Speaking for myself, I’m delighted that online writers are embracing this form of punctuation, with all the impetus of a digital avalanche. It’s not really a dash, but it’s more than the sum of its hyphens: you could call it a freshly minted polycharacter, born in the virtual foundry of popular enthusiasm. It is a simple, elegant and practical solution to a fundamental difficulty with online typography that was somehow never addressed -- until now.

For the quintessential writing geek that I am, bearing witness to a living language shedding its skin like this and evolving into something new by doing so, evokes a sense of historical gravity. It is a faint echo of how I felt as a child, watching the Iron Curtain’s spectacular collapse -- as epitomised by televised scenes of joyous Berliners contributing to the disintegration of that infamous Wall.
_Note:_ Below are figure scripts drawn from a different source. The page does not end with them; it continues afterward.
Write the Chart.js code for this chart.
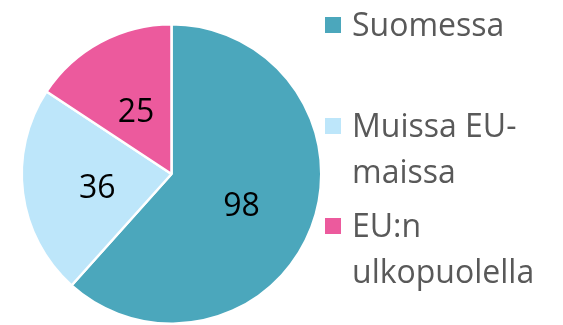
<!DOCTYPE html>
<html>
<head>
<meta charset="utf-8">
<script src="https://cdn.jsdelivr.net/npm/chart.js@4"></script>
<style>
  html, body { margin: 0; padding: 0; background: #fff; }
  #wrap { position: relative; width: 563px; height: 325px; overflow: hidden; }
  #chart { position: absolute; left: 0; top: 0; }
  .item { position: absolute; left: 325px; width: 232px; }
  .swatch { position: absolute; left: 0; top: 16px; width: 16px; height: 16px; }
  .txt { position: absolute; left: 27px; top: 0; width: 207px;
         font-family: "Open Sans", sans-serif; font-size: 32px; line-height: 46px; color: #595959; }
</style>
</head>
<body>
<div id="wrap">
  <canvas id="chart" width="563" height="325"></canvas>
  <div id="legend"></div>
</div>
<script>
// Where the people live
const categories = ["Suomessa", "Muissa EU-maissa", "EU:n ulkopuolella"];
const values = [98, 36, 25];
const colors = ["#4BA7BC", "#BDE6FA", "#EC5A9D"];

// Value labels drawn at the middle of each slice
const sliceLabels = {
  id: "sliceLabels",
  afterDatasetsDraw(chart, args, opts) {
    const ctx = chart.ctx;
    const meta = chart.getDatasetMeta(0);
    ctx.save();
    ctx.font = opts.font;
    ctx.fillStyle = opts.color;
    ctx.textAlign = "center";
    ctx.textBaseline = "middle";
    meta.data.forEach((arc, i) => {
      const p = arc.getProps(["x", "y", "startAngle", "endAngle", "outerRadius"], true);
      const mid = (p.startAngle + p.endAngle) / 2;
      const r = p.outerRadius * opts.radial[i];
      const x = p.x + Math.cos(mid) * r + opts.shift[i][0];
      const y = p.y + Math.sin(mid) * r + opts.shift[i][1];
      ctx.fillText(String(chart.data.datasets[0].data[i]), x, y);
    });
    ctx.restore();
  }
};

const chart = new Chart(document.getElementById("chart"), {
  type: "pie",
  data: {
    labels: categories,
    datasets: [{
      data: values,
      backgroundColor: colors,
      borderColor: "#ffffff",
      borderWidth: 2.5
    }]
  },
  options: {
    responsive: false,
    animation: false,
    layout: { padding: { left: 20, right: 240, top: 23, bottom: 0 } },
    plugins: {
      legend: { display: false },
      tooltip: { enabled: false },
      sliceLabels: {
        font: '32px "Open Sans", sans-serif',
        color: "#000000",
        radial: [0.5, 0.5, 0.5],
        shift: [[0, 6], [0, 5], [0, 5]]
      }
    }
  },
  plugins: [sliceLabels]
});

// HTML legend on the right
const legend = document.getElementById("legend");
categories.forEach((name, i) => {
  const item = document.createElement("div");
  item.className = "item";
  item.style.top = (1 + i * 100.5) + "px";
  const sw = document.createElement("div");
  sw.className = "swatch";
  sw.style.background = colors[i];
  const t = document.createElement("div");
  t.className = "txt";
  t.textContent = name;
  item.appendChild(sw);
  item.appendChild(t);
  legend.appendChild(item);
});
</script>
</body>
</html>
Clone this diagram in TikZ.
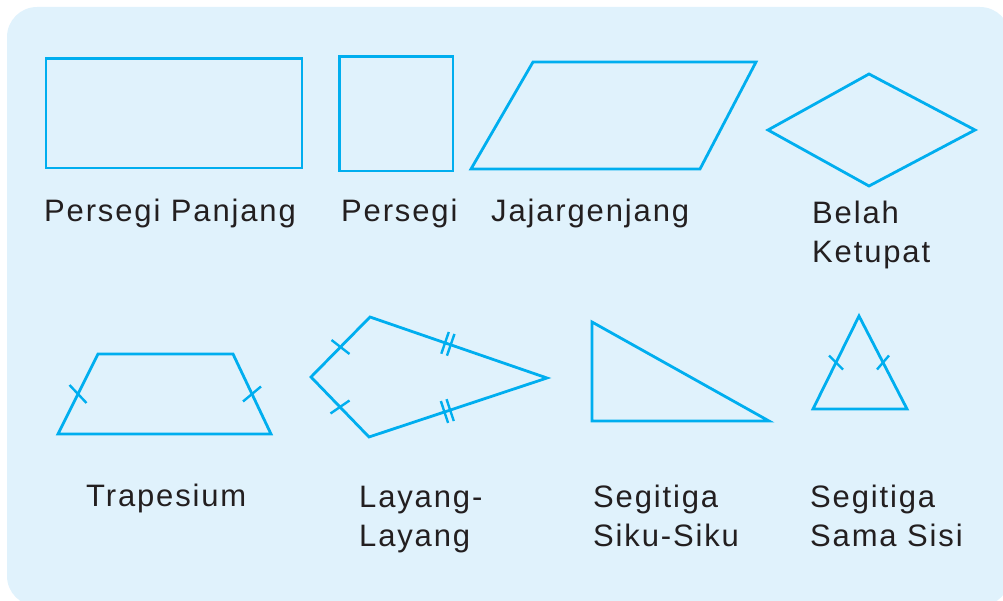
\documentclass[tikz,border=0pt]{standalone}
\usepackage{fontspec}
\setmainfont{Liberation Sans}[LetterSpace=6]
\usetikzlibrary{decorations.markings,calc}
\definecolor{bgblue}{RGB}{224,242,252}
\definecolor{shapeblue}{RGB}{0,174,239}
\definecolor{txtcol}{RGB}{35,31,32}
\begin{document}
\begin{tikzpicture}[x=1pt,y=-1pt,
  shape line/.style={draw=shapeblue, line width=2.8pt, line join=miter},
  tick line/.style={draw=shapeblue, line width=2.4pt},
  labeltext/.style={anchor=base west, inner sep=0pt, text=txtcol, font=\fontsize{31}{39}\selectfont},
  twotick/.style={postaction={decorate, decoration={markings, mark=at position #1 with {\draw[tick line] (-3,-11.5) -- (-3,11.5) (3,-11.5) -- (3,11.5);}}}}
]
\useasboundingbox (0,0) rectangle (1003,601);
\fill[bgblue, rounded corners=30pt] (7,7) rectangle (1010,606);

% Persegi Panjang
\draw[shape line] (46,58.5) rectangle (302,168);
% Persegi
\draw[shape line] (339.5,56.5) rectangle (453,171);
% Jajargenjang
\coordinate (ja) at (471,169);
\coordinate (jb) at (533,62);
\coordinate (jc) at (756,62);
\coordinate (jd) at (700,169);
\draw[shape line] (ja) -- (jb) -- (jc) -- (jd) -- cycle;
% Belah Ketupat
\coordinate (ba) at (768,130);
\coordinate (bb) at (869,74);
\coordinate (bc) at (975,130);
\coordinate (bd) at (869,186);
\draw[shape line] (ba) -- (bb) -- (bc) -- (bd) -- cycle;

% Trapesium
\coordinate (ta) at (58,434);
\coordinate (tb) at (98,354);
\coordinate (tc) at (233,354);
\coordinate (td) at (271,434);
\draw[shape line] (ta) -- (tb) -- (tc) -- (td) -- cycle;
\draw[tick line] ($(ta)!0.5!(tb)$) ++(-8.5,-9) -- ++(17,18);
\draw[tick line] ($(td)!0.5!(tc)$) ++(-9,7.5) -- ++(18,-15);

% Layang-Layang
\coordinate (la) at (311,377);
\coordinate (lb) at (370,317);
\coordinate (lc) at (547,378);
\coordinate (ld) at (369,437);
\draw[shape line] (la) -- (lb) -- (lc) -- (ld) -- cycle;
\draw[tick line] ($(la)!0.5!(lb)$) ++(-9,-7) -- ++(18,14);
\draw[tick line] ($(la)!0.5!(ld)$) ++(-9.5,6.5) -- ++(19,-13);
\path[twotick=0.44] (lb) -- (lc);
\path[twotick=0.44] (ld) -- (lc);

% Segitiga Siku-Siku
\coordinate (sa) at (592,322);
\coordinate (sb) at (592,421);
\coordinate (sc) at (769,421);
\draw[shape line] (sa) -- (sb) -- (sc) -- cycle;

% Segitiga Sama Sisi
\coordinate (ea) at (859,316);
\coordinate (eb) at (813,409);
\coordinate (ec) at (907,409);
\draw[shape line] (ea) -- (eb) -- (ec) -- cycle;
\draw[tick line] ($(eb)!0.5!(ea)$) ++(-7,-7) -- ++(14,14);
\draw[tick line] ($(ec)!0.5!(ea)$) ++(-6,7) -- ++(12,-14);

% Labels
\node[labeltext] (l1) at (44,222) {Persegi Panjang};
\node[labeltext] (l2) at (341,222) {Persegi};
\node[labeltext] (l3) at (491,222) {Jajargenjang};
\node[labeltext] (l4a) at (812,224) {Belah};
\node[labeltext] (l4b) at (812,263) {Ketupat};
\node[labeltext] (l5) at (86,506) {Trapesium};
\node[labeltext] (l6a) at (359,507) {Layang-};
\node[labeltext] (l6b) at (359,546) {Layang};
\node[labeltext] (l7a) at (593,507) {Segitiga};
\node[labeltext] (l7b) at (593,546) {Siku-Siku};
\node[labeltext] (l8a) at (810,507) {Segitiga};
\node[labeltext] (l8b) at (810,546) {Sama Sisi};
\end{tikzpicture}
\end{document}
The tandem hyphen is another (albeit much more subtle) way of erasing barriers and confusion between people. It gives English-speaking writers the world over a single, straightforward way of communicating the same meaning that was once denoted by two different characters, used in different ways depending on one’s nation of origin.

And even though I cannot claim to have had a genuinely pioneering role in this quiet typographical revolution, I am honoured to have been a small but relevant part of it.